As unpalatable as it might seem, flat memory structures with indexing and/or pointer arithmetic are more preferable. You loose a degree of elegance - your CUDA C code might wind up looking more like Fortran 77 - but it is ultimately more manageable. It is often better to think of the CUDA paradigm as distributed memory, because the device and host memory have their own address space and are basically incoherent at all times. Like with MPI, pointers and sharing and passing of structures relying on pointers is basically verboten.

Thanks for the reply. Although I understand what you are saying, pointers are not verboten inside device code. If I allocate an device array in host code, I can take the address of an element &array[index] and pass that to a device kernel and do whatever I want to with that pointer in device code. Works great, if perhaps not optimally compared to a flat indexed array representation. I form linked pointer lists of synapse structures at the neuron level and am able to successfully traverse the list etc.

My problems arise when I try to avoid using the trivial kernel<<<1,1>>>(devicepointer) to initialze the structure that the pointer points to members. The trivial kernel initialization works great, but is slow and messes up CudaProf as it tries to profile several million trivial kernel calls.
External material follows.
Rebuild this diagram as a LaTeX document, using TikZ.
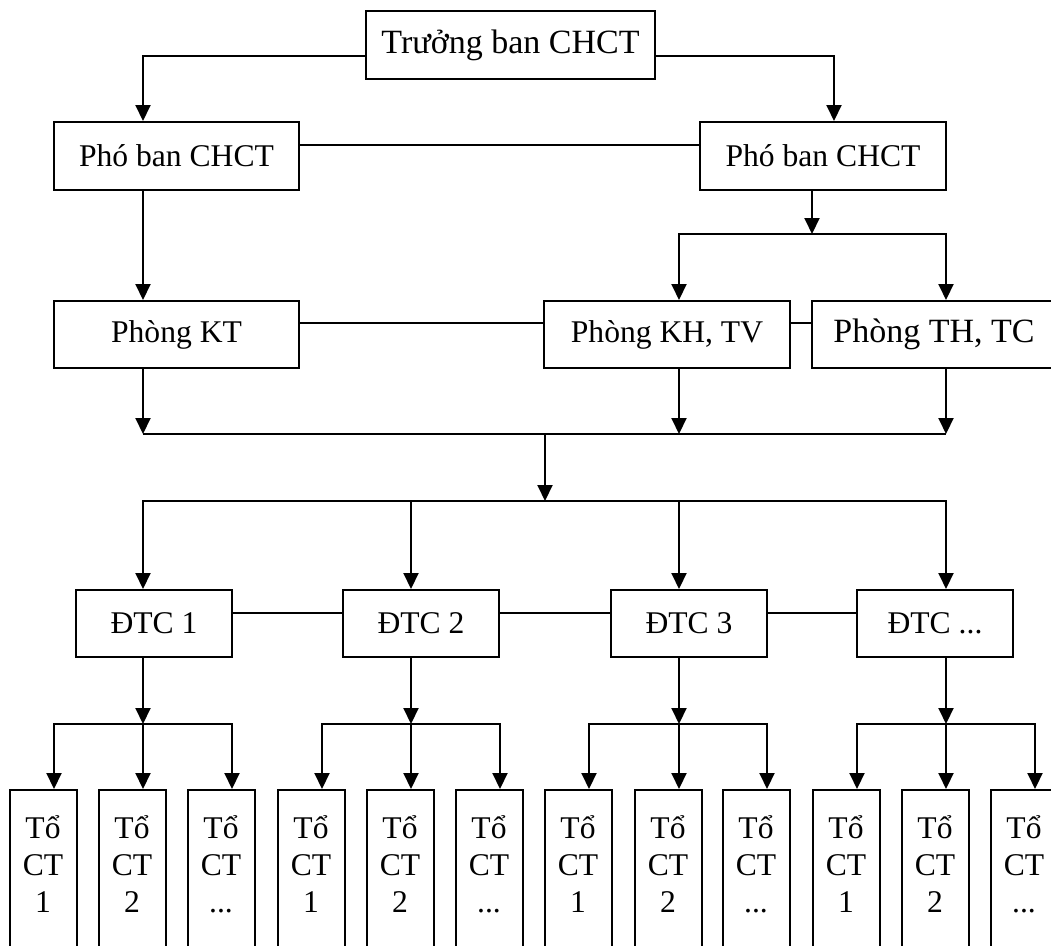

I will probably have to give up finding an alternative to the trivial kernel method. But, I might come up with a way to initialize with a non-trivial kernel in parallel, perhaps.

Ken

I wasn’t suggesting that they are. I am only making the observation that, like in other forms of distributed memory programming, it is not recommended and usually not possible to pass or manipulate data and code whose functionality relies on absolute addresses or pointer indirection from one memory space to another.